Friday, January 18, 2013

Elephants and Carrots and...Vassholes? Yeah, no thanks.

**WARNING: KIND OF EXPLICIT**

As if I needed one more reason to defend my decision to remain a card-carrying member of Childfree Women:

10 Unrecognizable Post-Childbirth Body Parts

You've got to be fucking kidding me.  Yes, I know this is meant to be a lighthearted, tongue-in-cheek look at the sacrifices women make to bring children into this world, but if shriveled boobs and a vaginal pachyderm weren't enough,  I now have to feel sad that I've missed out on having one giant, gaping hole between my legs out of which all my bodily waste exits?

No.

No.

No.

And in case my answer weren't clear...no.
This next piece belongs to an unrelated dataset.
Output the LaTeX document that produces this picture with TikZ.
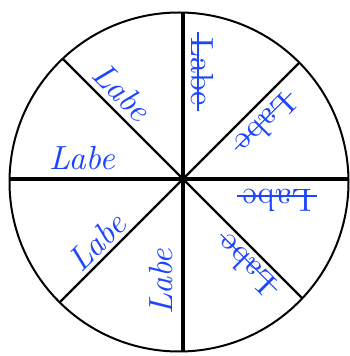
\documentclass[tikz,border=0pt]{standalone}
\usepackage{fontspec}
\setmainfont{lmroman10-regular}[Extension=.otf, ItalicFont=lmroman10-italic]
\usetikzlibrary{calc}
\definecolor{labblue}{RGB}{30,70,255}
\begin{document}
\begin{tikzpicture}[x=1pt,y=1pt,
  rim/.style={line width=2pt},
  axisline/.style={line width=3.2pt},
  diagline/.style={line width=2.3pt},
  lab/.style={text=labblue,inner sep=0pt,font=\fontsize{33.5}{38}\selectfont\itshape},
  labup/.style={text=labblue,inner sep=0pt,font=\fontsize{32}{38}\selectfont},
  strike/.style={draw=labblue,line width=1.2pt}]
\useasboundingbox (0,0) rectangle (349,356);
\coordinate (O) at (179,174);
\coordinate (H) at (183,177);
\draw[rim] (O) circle (169.5);
\coordinate (e0) at (348.5,177);
\coordinate (e45) at (299.35,293.35);
\coordinate (e90) at (183,343.45);
\coordinate (e135) at (62.7,297.3);
\coordinate (e180) at (9.5,177);
\coordinate (e225) at (59.6,53.6);
\coordinate (e270) at (183,4.55);
\coordinate (e315) at (302.3,57.7);
\draw[axisline] (e180) -- (H) -- (e0);
\draw[axisline] (e90) -- (H) -- (e270);
\draw[diagline] (e135) -- (H) -- (e315);
\draw[diagline] (e45) -- (H) -- (e225);
\node[lab] (l1) at (82,198) {Labe};
\node[lab, rotate=-45] (l2) at (122,264) {Labe};
\node[labup, rotate=-90] (l3) at (202,284.5) {Labe};
\node[labup, rotate=225] (l4) at (266,232) {Labe};
\node[labup, rotate=180] (l5) at (277,156) {Labe};
\node[labup, rotate=135] (l6) at (246,91) {Labe};
\node[lab, rotate=90] (l7) at (161.5,74.5) {Labe};
\node[lab, rotate=45] (l8) at (97,114) {Labe};
\foreach \n in {l3,l4,l5,l6}{
  \coordinate (\n-a) at ($(\n.base west)!0.31!(\n.north west)$);
  \coordinate (\n-b) at ($(\n.base east)!0.31!(\n.north east)$);
  \draw[strike] ($(\n-a)!-5pt!(\n-b)$) -- ($(\n-b)!-5pt!(\n-a)$);
}
\end{tikzpicture}
\end{document}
It's not that I'm vain.  Not at all.  I'm fat.  Obese.  Technically classified as morbidly so, in fact.  I have a host of issues with my physical shape.  From years of yo-yo dieting I've stretched out my skin and it's a mess.  I've got cellulite and a gut and a FUPA and all that.  But my boobs are fighting the good fight, and my vagina and my asshole are two separate and distinct entities and both are fully intact.  And for that, after reading this article, I am more grateful than ever.

And the next guy who wants to tell me I'm "defective" for never having had kids can go find himself an elephantine vasshole to fuck.  I'm happy with my setup just the way it is.